I stripped the bike down completely and painted the frame, installed new bearings and bushings, rebuilt the forks and brakes, and drilled everything I could along the way!
I was too excited to put the fairing on, so I rode it as a cafe racer with the long tank for a few months before I took some time to fabricate the fairing brackets. During that time, I rode the bike a lot! I did a big ride from Seattle to Leavenworth for a weekend, commuted to work and back, I thought it was the coolest thing to hit the streets of Seattle in 32 years! One day I broke a clutch cable and decided to take a look at my pistons and make sure everything was ok while it was on the bench. One piston was missing most of the crown above the top ring, and the other had a wrist pin clip fail and the pin wore into the cylinder over 2mm!
Needless to say, I tore the bike down again and built the motor. I ported the cylinders and reed cages, installed yz125 reeds and RZ350 crossover intake manifolds, cut 0.025” off the cylinder heads, installed pro-x banshee pistons, lightened the clutch basket and pressure plate, and cleaned/inspected everything else. I also installed a vintage smoke electronic ignition.
After installing the motor I fabricated all the necessary mounts for the fairing and had all the fiberglass painted in the classic TZ livery. The bike was beautiful, and made its first show appearance at Backfire motorcycle night in Seattle. It also went to The 1 show in Portland that winter of 2010.
From that point on, I just wanted to ride the bike! I rode it to lots of events in the Seattle area and continued to commute with it. I started to crave more power. Then I saw the beautiful Jim Lomas exhausts and knew that was my ticket! I did back to back dyno runs from the DG pipes to the JL’s and found an additional 10hp, a 22% gain!
After completing the build, I grew bored riding it around town, so I got it out on the track and got to see just how much fun it can be at the limit! It handles fantastic, very nimble with excellent control at all lean angles. The power is much smoother than the reputation may lead you to believe. Granted, this isn’t a full race build, but it runs very well below the powerband. When the tach needle sweeps past 6k, the exhaust note changes and the bike surges forward forcing you to tense up and prepare for whatever you are pointing at! The brakes are confidence inspiring, and the rear drum has a lot more stopping power than expected. The suspension (and riding posture) remind you of the bike’s age. You feel everything on the road!
Unfortunately, I don’t ride this bike as much as I used to, and instead of pushing the build further I have decided that it is time for someone else to enjoy it. I learned so much from this bike, and I doubt anything will ever compare to it.
Yamaha RD350: Builder Interview
• Please tell us a bit about yourself, your history with motorcycles, and your workshop.

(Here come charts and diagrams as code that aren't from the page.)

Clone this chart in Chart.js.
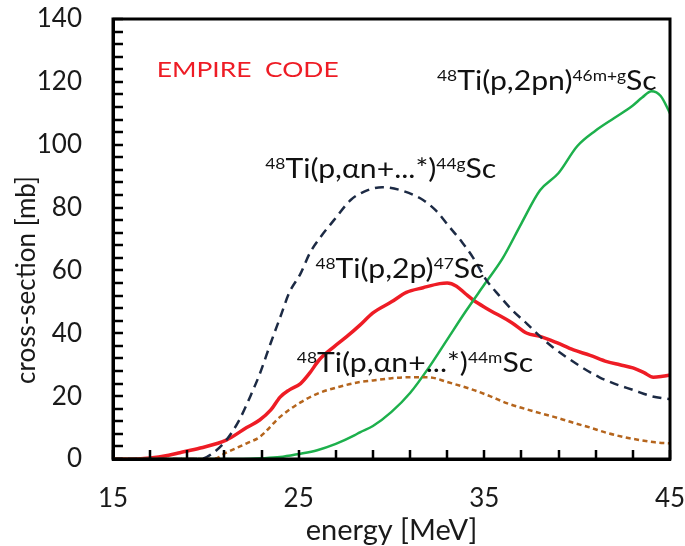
<!DOCTYPE html>
<html>
<head>
<meta charset="utf-8">
<script src="https://cdn.jsdelivr.net/npm/chart.js@4"></script>
<style>
  html,body{margin:0;padding:0;background:#fff;}
  #wrap{width:685px;height:546px;}
</style>
</head>
<body>
<div id="wrap"><canvas id="c" width="685" height="546"></canvas></div>
<script>
// ---- data ----
const FONT = 'Lato';

const energy47 = [15,16,17,18,18.6,19.7,21.1,22.2,22.9,23.5,24,24.5,25.1,25.6,26.1,26.9,27.6,28.3,29,30,30.8,31.7,32.6,33,33.5,34,34.4,35.1,36.5,37.3,38,38.9,39.8,40.7,41.6,42.3,43,43.6,44.1,44.6,45];
const xs47     = [0,0,0.3,1.2,2,3.5,6,10,12.4,15.6,19.7,22,24,27.4,31.5,35.7,39,42.6,46.5,50,53,54.5,55.8,56,55,52.5,50.6,48,43.3,40,39,37,34.7,33,31,30,29,27.5,26,26.3,26.7];

const energy46 = [15,20,22,23,24,25,26,27,28,28.3,29,30,31,32,33,34,35,36,37,38,39,40,41,42,43,43.5,44,44.5,45];
const xs46     = [0,0,0,0.2,0.6,1.6,2.8,4.8,7.5,8.5,10.5,15,21,29,38,47,55.5,64,75,85.5,91,99.5,104.5,108.5,112.5,115,117,115.5,110];

const energy44g = [15,17,19,19.7,20.4,21.1,21.8,22.4,22.9,23.5,24,24.5,25.1,25.6,26.1,26.9,27.8,28.5,29.5,30.5,31.7,32.4,33.1,33.8,34.4,35.1,35.8,36.5,37.3,38,38.7,39.4,40.3,41.2,42,43,44,45];
const xs44g     = [0,0,0,0,2,6,12.4,20,27,37,45,53,59,65.5,70,76,82.4,85,86.5,85.5,82.4,79,74,69,64,57,52,47.4,43,39,35.5,32.5,29,26,24,22,20,19];

const energy44m = [15,19,20.4,21.1,22.2,22.9,24,25.1,26.1,27.2,28.3,29,30,31,31.5,32,33,34.4,35.3,36.2,37,38,39,39.8,40.7,41.6,42.5,43.4,44.2,45];
const xs44m     = [0,0,0,2,5,7,13.4,18,21,23,24.5,25,25.7,26,26,26,24.5,22,20,17.8,16.3,14.6,13,11.5,10,8.3,7,6,5.3,5];

const xLabelValues = [15,25,35,45];
const yLabelValues = [0,20,40,60,80,100,120,140];
const xTickMarks = [15,17,19,21,23,25,27,29,31,33,35,37,39,41,43,45];
const yTickMarks = [0,4,8,12,16,20,24,28,32,36,40,44,48,52,56,60,64,68,72,76,80,84,88,92,96,100,104,108,112,116,120,124,128,132,136,140];

const xTitle = 'energy [MeV]';
const yTitle = 'cross-section [mb]';

// annotation texts, anchored in data units (energy, cross-section)
const noteTexts = ['EMPIRE  CODE','^{48}Ti(p,2pn)^{46m+g}Sc','^{48}Ti(p,\u03b1n+...*)^{44g}Sc','^{48}Ti(p,2p)^{47}Sc','^{48}Ti(p,\u03b1n+...*)^{44m}Sc'];
const noteE = [17.35,32.45,23.2,25.9,24.9];
const noteV = [121.5,117.4,89.4,57.6,27.7];
const noteColors = ['#ee1c25','#111','#111','#111','#111'];

function pts(xs, ys){ return xs.map((x,i)=>({x:x, y:ys[i]})); }

function parseRich(s){
  const out=[]; const re=/\^\{([^}]*)\}/g; let last=0, m;
  while((m=re.exec(s))){ if(m.index>last) out.push({t:s.slice(last,m.index),sup:false}); out.push({t:m[1],sup:true}); last=re.lastIndex; }
  if(last<s.length) out.push({t:s.slice(last),sup:false});
  return out;
}

const overlay = {
  id:'overlay',
  afterDraw(chart){
    const ctx = chart.ctx, x = chart.scales.x, y = chart.scales.y;
    const L = Math.round(x.getPixelForValue(15)), R = Math.round(x.getPixelForValue(45));
    const B = Math.round(y.getPixelForValue(0)),  T = Math.round(y.getPixelForValue(140));
    // frame + inward tick marks
    ctx.save();
    ctx.setLineDash([]);
    ctx.strokeStyle = '#000000';
    ctx.lineWidth = 3;
    ctx.lineCap = 'square';
    ctx.beginPath();
    ctx.moveTo(L, T); ctx.lineTo(R, T); ctx.lineTo(R, B); ctx.lineTo(L, B); ctx.closePath();
    ctx.stroke();
    ctx.lineWidth = 2.5;
    ctx.lineCap = 'butt';
    ctx.beginPath();
    for (const v of xTickMarks){
      const px = Math.round(x.getPixelForValue(v));
      ctx.moveTo(px, B); ctx.lineTo(px, B-9);
    }
    for (const v of yTickMarks){
      const py = Math.round(y.getPixelForValue(v));
      ctx.moveTo(L, py); ctx.lineTo(L+10, py);
    }
    ctx.stroke();
    ctx.restore();

    // annotations
    ctx.save();
    ctx.textBaseline='alphabetic';
    ctx.textAlign='left';
    noteTexts.forEach((txt,i)=>{
      const px0 = x.getPixelForValue(noteE[i]);
      const py = y.getPixelForValue(noteV[i]);
      const big = i===0 ? 22 : 26;
      const sx = i===0 ? 1.2 : 1.16;
      ctx.save();
      ctx.translate(px0, py);
      ctx.scale(sx, 1);
      ctx.fillStyle = noteColors[i];
      let px = 0;
      parseRich(txt).forEach(seg=>{
        ctx.font = (seg.sup? 15 : big) + 'px ' + FONT;
        ctx.fillText(seg.t, px, seg.sup ? -9 : 0);
        px += ctx.measureText(seg.t).width;
      });
      ctx.restore();
    });
    // y axis title
    const cy = (B + T)/2 + 41;
    ctx.translate(35, cy);
    ctx.rotate(-Math.PI/2);
    ctx.textAlign='center';
    ctx.textBaseline='alphabetic';
    ctx.fillStyle='#1a1a1a';
    ctx.font='26px '+FONT;
    ctx.fillText(yTitle, 0, 0);
    ctx.restore();
  }
};

new Chart(document.getElementById('c'), {
  type:'line',
  data:{
    datasets:[
      {label:'44m', data:pts(energy44m, xs44m), borderColor:'#b5651d', borderWidth:2.5, borderDash:[5,3.5]},
      {label:'44g', data:pts(energy44g, xs44g), borderColor:'#1c2a44', borderWidth:2.5, borderDash:[9,6]},
      {label:'46',  data:pts(energy46, xs46),  borderColor:'#1db04c', borderWidth:2.5},
      {label:'47',  data:pts(energy47, xs47),  borderColor:'#ee1c25', borderWidth:3.5}
    ]
  },
  options:{
    responsive:false, animation:false,
    devicePixelRatio:1,
    layout:{padding:{top:19,right:15,left:0,bottom:0}},
    elements:{point:{radius:0}, line:{cubicInterpolationMode:'monotone', fill:false}},
    plugins:{legend:{display:false}, tooltip:{enabled:false}},
    scales:{
      x:{type:'linear', min:15, max:45,
        afterFit(s){ s.height = 87; s.paddingLeft = 0; s.paddingRight = 0; },
        grid:{display:false, drawTicks:false},
        border:{display:true, color:'#000000', width:3},
        ticks:{stepSize:2, padding:24, color:'#1a1a1a', font:{family:FONT,size:26}, maxRotation:0, autoSkip:false,
          callback:(v)=> xLabelValues.includes(v) ? String(v) : ''},
        title:{display:true, text:xTitle, color:'#1a1a1a', font:{family:FONT,size:29,lineHeight:1}, padding:{top:0,bottom:0.5}}
      },
      y:{type:'linear', min:0, max:140,
        afterFit(s){ s.width = 113; s.paddingTop = 0; s.paddingBottom = 0; },
        grid:{display:false, drawTicks:false},
        border:{display:true, color:'#000000', width:3},
        ticks:{stepSize:4, padding:31, color:'#1a1a1a', font:{family:FONT,size:26}, autoSkip:false,
          callback:(v)=> yLabelValues.includes(v) ? String(v) : ''},
        title:{display:false, text:yTitle}
      }
    }
  },
  plugins:[overlay]
});
</script>
</body>
</html>
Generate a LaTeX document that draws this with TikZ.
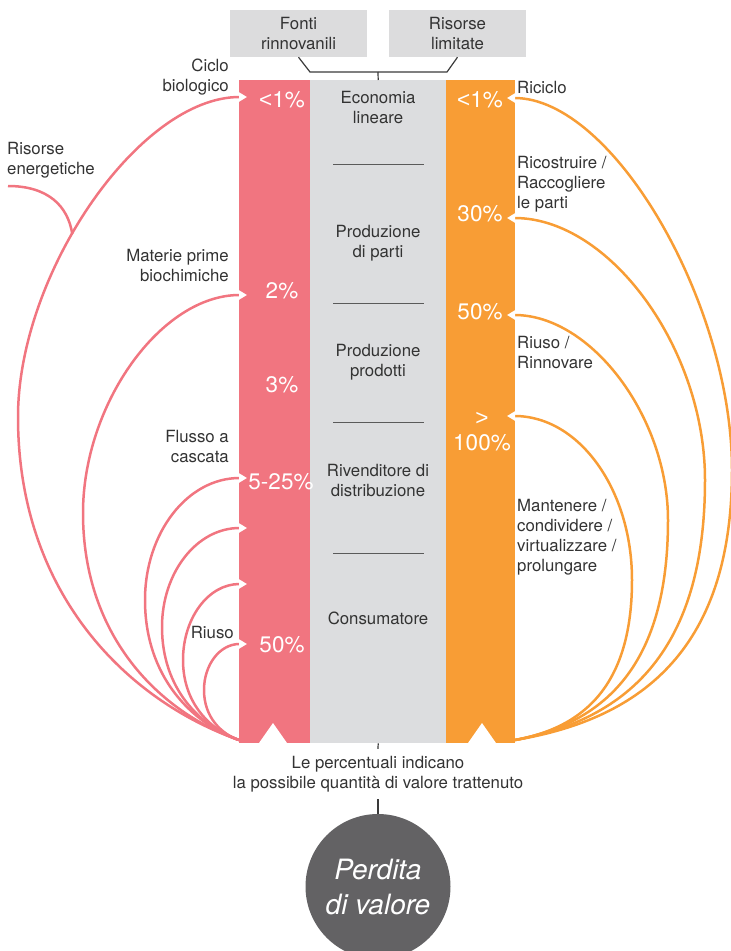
\documentclass[tikz,border=0pt]{standalone}
\usepackage{fontspec}
\setmainfont{TeX Gyre Heros}
\newfontfamily\lsans{Liberation Sans}
\usetikzlibrary{arrows.meta}
\definecolor{pinkc}{HTML}{F17580}
\definecolor{orangec}{HTML}{F89D35}
\definecolor{greyc}{HTML}{DCDDDF}
\definecolor{boxc}{HTML}{DCDCDD}
\definecolor{textc}{HTML}{333333}
\definecolor{darkc}{HTML}{3A3A3A}
\definecolor{circc}{HTML}{636264}
\definecolor{divc}{HTML}{5A5A5A}
\newcommand\leftloop[6]{%
 \pgfmathsetmacro\qw{239-#3}\pgfmathsetmacro\qt{#4-#2}\pgfmathsetmacro\qb{740-#4}%
 \pgfmathsetmacro\qax{239-0.5*\qw}\pgfmathsetmacro\qay{740-0.12*\qb}%
 \pgfmathsetmacro\qby{#4+0.55*\qb}%
 \pgfmathsetmacro\qcy{#4-#5*\qt}\pgfmathsetmacro\qdx{239-#5*\qw}%
 \draw[pinkline] (pb) .. controls (\qax,\qay) and (#3,\qby) .. (#3,#4) .. controls (#3,\qcy) and (\qdx,#2) .. (#1) #6;}
\newcommand\rightloop[5]{%
 \pgfmathsetmacro\qw{#3-515}\pgfmathsetmacro\qt{#4-#2}\pgfmathsetmacro\qb{740-#4}%
 \pgfmathsetmacro\qax{515+0.6*\qw}\pgfmathsetmacro\qay{740-0.08*\qb}%
 \pgfmathsetmacro\qby{#4+0.65*\qb}%
 \pgfmathsetmacro\qcy{#4-#5*\qt}\pgfmathsetmacro\qdx{515+#5*\qw}%
 \draw[orangeline] (ob) .. controls (\qax,\qay) and (#3,\qby) .. (#3,#4) .. controls (#3,\qcy) and (\qdx,#2) .. (#1);}
\begin{document}
\begin{tikzpicture}[x=1pt,y=-1pt,
  lbl/.style={font=\fontsize{16.8}{20}\selectfont, text=textc, inner sep=0pt},
  pct/.style={font=\fontsize{22.5}{25}\selectfont, text=white, inner sep=0pt, align=center},
  topbox/.style={fill=boxc, minimum width=137pt, minimum height=47pt, inner sep=0pt, align=center, font=\fontsize{16.8}{20}\selectfont, text=textc},
  colbox/.style={minimum height=663pt, inner sep=0pt, anchor=north west},
  dk/.style={draw=darkc, line width=1.2pt},
  divl/.style={draw=divc, line width=1pt},
  pinkplain/.style={draw=pinkc, line width=2.5pt},
  pinkline/.style={pinkplain, -{Triangle[length=8pt,width=9pt,color=white]}},
  orangeline/.style={draw=orangec, line width=2.5pt, -{Triangle[length=8pt,width=9pt,color=white]}}]
\useasboundingbox (0,0) rectangle (731,951);
% columns
\node[colbox, fill=pinkc, minimum width=71pt] (pcol) at (239,80) {};
\node[colbox, fill=greyc, minimum width=136pt] (gcol) at (310,80) {};
\node[colbox, fill=orangec, minimum width=69pt] (ocol) at (446,80) {};
% top boxes
\node[topbox] (fr) at (298.5,33.5) {Fonti\\rinnovanili};
\node[topbox] (rl) at (457.5,33.5) {Risorse\\limitate};
\coordinate (bl) at (310,72);
\coordinate (brr) at (447,72);
\coordinate (bm) at (378,72);
\draw[dk] (fr.south) -- (bl) -- (brr) -- (rl.south);
\draw[dk] (bm) -- (gcol.north);
% bottom triangles
\fill[white] (259,743) -- (273,723) -- (287,743) -- cycle;
\fill[white] (468,743) -- (482,723) -- (496,743) -- cycle;
% middle texts
\node[lbl, align=center] (el) at (378,107) {Economia\\lineare};
\node[lbl, align=center] (pp) at (378,243) {Produzione\\di parti};
\node[lbl, align=center] (pr) at (378,362) {Produzione\\prodotti};
\node[lbl, align=center] (rd) at (378,480) {Rivenditore di\\distribuzione};
\node[lbl, align=center] (cs) at (378,618) {Consumatore};
\draw[divl] (333,164) -- (424,164);
\draw[divl] (333,303) -- (424,303);
\draw[divl] (333,422) -- (424,422);
\draw[divl] (333,553) -- (424,553);
% percentages
\node[pct] (pa) at (282,100) {{\lsans<}1\%};
\node[pct] (pbb) at (282,291) {2\%};
\node[pct] (pc) at (282,385) {3\%};
\node[pct] (pd) at (281,482) {5-25\%};
\node[pct] (pe) at (282,645) {50\%};
\node[pct] (oa) at (480,100) {{\lsans<}1\%};
\node[pct] (obb) at (480,214) {30\%};
\node[pct] (oc) at (480,312) {50\%};
\node[pct] (od) at (482,432) {{\lsans>}\\100\%};
% labels
\node[lbl, align=right, anchor=east] (cb) at (229,77) {Ciclo\\biologico};
\node[lbl, align=left, anchor=west] (ren) at (7,160) {Risorse\\energetiche};
\node[lbl, align=right, anchor=east] (mp) at (229,265) {Materie prime\\biochimiche};
\node[lbl, align=right, anchor=east] (fc) at (229,446) {Flusso a\\cascata};
\node[lbl, anchor=east] (ri) at (234,632) {Riuso};
\node[lbl, anchor=west] (rc) at (517,87) {Riciclo};
\node[lbl, align=left, anchor=west] (rp) at (517,184) {Ricostruire /\\Raccogliere\\le parti};
\node[lbl, align=left, anchor=west] (rr) at (517,352) {Riuso /\\Rinnovare};
\node[lbl, align=left, anchor=west] (mc) at (517,537) {Mantenere /\\condividere /\\virtualizzare /\\prolungare};
% connectors left
\coordinate (pb) at (239,740);
\coordinate (ob) at (515,740);
\coordinate (p1) at (247,97);
\coordinate (p2) at (247,295);
\coordinate (p3) at (247,478);
\coordinate (p4) at (247,528);
\coordinate (p5) at (247,584);
\coordinate (p6) at (247,644);
\leftloop{p1}{97}{18}{417}{0.45}{coordinate[pos=0.42] (jn)}
\leftloop{p2}{295}{83}{513}{0.5}{}
\leftloop{p3}{478}{145}{600}{0.55}{}
\leftloop{p4}{528}{162}{627}{0.55}{}
\leftloop{p5}{584}{183}{660}{0.55}{}
\leftloop{p6}{644}{204}{690}{0.55}{}
\coordinate (re) at (8,186);
\draw[pinkplain] (re) .. controls (48,186) and (68,206) .. (jn);
% connectors right
\coordinate (o1) at (507,98);
\coordinate (o2) at (507,218);
\coordinate (o3) at (507,315);
\coordinate (o4) at (507,416);
\rightloop{o1}{98}{732}{470}{0.45}
\rightloop{o2}{218}{705}{480}{0.5}
\rightloop{o3}{315}{668}{520}{0.5}
\rightloop{o4}{416}{632}{580}{0.55}
% bottom
\node[lbl, align=center, minimum height=50pt] (note) at (378,774) {Le percentuali indicano\\la possibile quantità di valore trattenuto};
\node[circle, fill=circc, minimum size=145pt, inner sep=0pt, text=white, align=center, font=\fontsize{28}{35}\selectfont\itshape] (pv) at (378,886.5) {Perdita\\di valore};
\draw[dk] (gcol.south) -- (note.north);
\draw[dk] (note.south) -- (pv.north);
\end{tikzpicture}
\end{document}
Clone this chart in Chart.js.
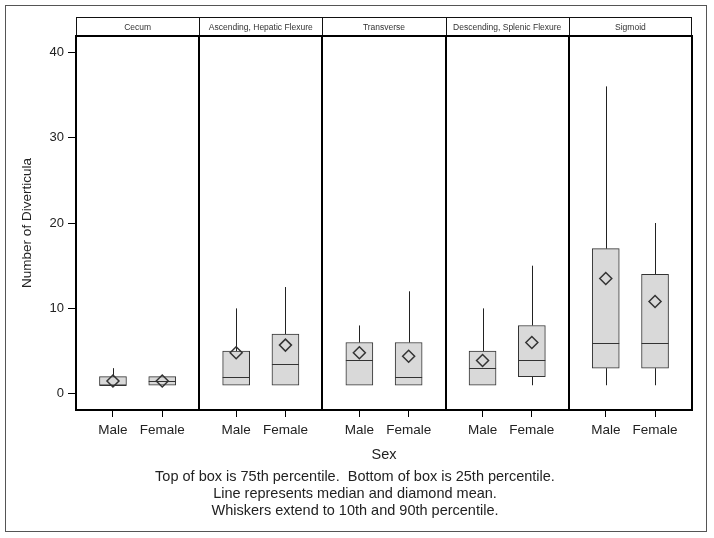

My name is Isaac Siegl, and my shop is Speedy Siegl Racing. I have been building motorcycles for 15 years, and gained much of my experience at Twinline Motorcycles in Seattle. I started Speedy Siegl Racing as a lightweight parts business in 2015, and slowly started building and maintaining motorcycles again.
• What’s the make, model, and year of the bike?
This is a 1975 Yamaha RD350.
• Why was this bike built?
I built this bike to fulfill a personal dream of my 20 year old self: to ride a vintage race bike on the street.
• What was the design concept and what influenced the build?
I wanted to build a street replica of a 1974 TZ350A.
• What custom work was done to the bike?
“Stage 2” cylinder porting, shaved cylinder heads 0.025”, YZ125 reeds, RZ350 intake manifolds, lightened clutch basket, electronic ignition, lightened brake rotor, lightened rear brake shoes, lightened rear brake plate, JL stainless exhausts, airtech streamlining bodywork.
• How would you classify this bike?
I would call it a vintage race bike for the street.
• Was there anything done during this build that you are particularly proud of?
I am most proud of the motor. It has held up to all my abuse for years without a fuss! It has reliable, docile power below the powerband, and above the power and it becomes a true superbike!